Enough with bank stress tests
If the U.S. government wants to bring more investors back to the trough, they'll need to provide a bit more openness.
(breakingviews.com) -- US stress tests: The US government slowly seems to be getting the joke of the bank stress tests. On the one hand, regulators want to reassure the market that the country's 19 biggest banks can ride out a recession, with or without more federal help. But until recently, they didn't want to publish the results -- which rather defeats the purpose. Now they're mulling the release of some information. But it would be much better to get it all out in the open.
Just revealing final grades, for example, won't cut it. In fact, it could prompt investors to dump shares in those firms considered least stable and thus spark bank runs that the stress tests are supposedly designed to avoid. That could sap what fragile confidence there is in the financial system and plunge markets back into last autumn's despair.

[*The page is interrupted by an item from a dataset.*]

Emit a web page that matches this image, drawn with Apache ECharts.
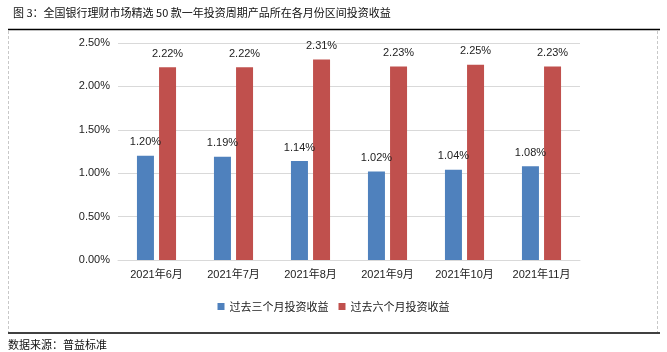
<!DOCTYPE html>
<html>
<head>
<meta charset="utf-8">
<script src="https://cdn.jsdelivr.net/npm/echarts@6/dist/echarts.min.js"></script>
<style>
  html, body { margin: 0; padding: 0; background: #fff; }
  #main { width: 667px; height: 352px; }
</style>
</head>
<body>
<div id="main"></div>
<script>
// 数据
var months = ['2021年6月', '2021年7月', '2021年8月', '2021年9月', '2021年10月', '2021年11月'];
var past3 = [1.20, 1.19, 1.14, 1.02, 1.04, 1.08];
var past6 = [2.22, 2.22, 2.31, 2.23, 2.25, 2.23];
var seriesNames = ['过去三个月投资收益', '过去六个月投资收益'];

var cjk = '"Noto Sans CJK SC", sans-serif';
var num = '"Liberation Sans", Arial, "Noto Sans CJK SC", sans-serif';

var myChart = echarts.init(document.getElementById('main'));

var pctLabel = {
    show: true,
    position: 'top',
    distance: 8,
    color: '#222',
    fontSize: 11,
    fontFamily: num,
    formatter: function (p) { return p.value.toFixed(2) + '%'; }
};

var option = {
    animation: false,
    title: {
        text: '图 3：全国银行理财市场精选 50 款一年投资周期产品所在各月份区间投资收益',
        left: 8,
        top: 2,
        textStyle: { fontSize: 11, fontWeight: 'normal', color: '#111', fontFamily: cjk }
    },
    legend: {
        data: seriesNames,
        left: 'center',
        top: 296,
        itemWidth: 7,
        itemHeight: 7,
        itemGap: 10,
        icon: 'rect',
        textStyle: { fontSize: 11, color: '#222', fontFamily: cjk }
    },
    grid: { left: 118, right: 87, top: 43, bottom: 92 },
    xAxis: {
        type: 'category',
        data: months,
        axisTick: { show: false },
        axisLine: { lineStyle: { color: '#d9d9d9' } },
        axisLabel: { color: '#222', fontSize: 11, fontFamily: num, margin: 9 }
    },
    yAxis: {
        type: 'value',
        min: 0,
        max: 2.5,
        interval: 0.5,
        axisLine: { show: false },
        axisTick: { show: false },
        splitLine: { lineStyle: { color: '#d9d9d9' } },
        axisLabel: {
            color: '#222', fontSize: 11, fontFamily: num, margin: 8,
            formatter: function (v) { return v.toFixed(2) + '%'; }
        }
    },
    series: [
        {
            name: seriesNames[0], type: 'bar', data: past3,
            barWidth: 17, barGap: '30%',
            itemStyle: { color: '#4F81BD' },
            label: pctLabel
        },
        {
            name: seriesNames[1], type: 'bar', data: past6,
            barWidth: 17, barGap: '30%',
            itemStyle: { color: '#C0504D' },
            label: pctLabel
        }
    ],
    graphic: [
        { type: 'line', shape: { x1: 8, y1: 29.5, x2: 660, y2: 29.5 }, style: { stroke: '#000', lineWidth: 1.5 } },
        { type: 'line', shape: { x1: 660, y1: 333, x2: 8, y2: 333 }, style: { stroke: '#000', lineWidth: 1.5 } },
        { type: 'line', shape: { x1: 8.5, y1: 31, x2: 8.5, y2: 332 }, style: { stroke: '#c8c8c8', lineWidth: 1, lineDash: [3, 2] } },
        { type: 'line', shape: { x1: 657.5, y1: 31, x2: 657.5, y2: 332 }, style: { stroke: '#c8c8c8', lineWidth: 1, lineDash: [3, 2] } },
        {
            type: 'text', left: 8, top: 339,
            style: { text: '数据来源：普益标准', fontSize: 11, fill: '#111', fontFamily: cjk }
        }
    ]
};

myChart.setOption(option);
</script>
</body>
</html>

Instead, regulators should make much more information public. First, they should lay out what happens to each bank's capital under the worst-case scenario, whether they are focusing on tier one or tangible common equity ratios and how low they are comfortable allowing capital to fall.
Second, they should detail what their assumptions are for default and recovery rates on various asset types and whether those assumptions are national, regional or local -- a crucial factor for mortgages, for example.
Of course, unleashing a plethora of data alone also risks bank runs. That's why the government needs a more robust strategy to inject capital into any banks deemed weak by the stress tests. The current plan gives banks six months to raise the necessary money in the private market. But that adds more fuel to the uncertainty. If the Obama administration is unwilling to let any of these 19 banks fail, it should scrap that window in favor of offering to backstop any securities issuance needed to bolster capital.
Combined, these measures should stave off too much panic selling, set clear boundaries and give the private sector enough information to determine whether and how they want to invest in the banking sector. After all, enticing them back in ought to be the ultimate goal of government intervention. But it requires a good dose of openness.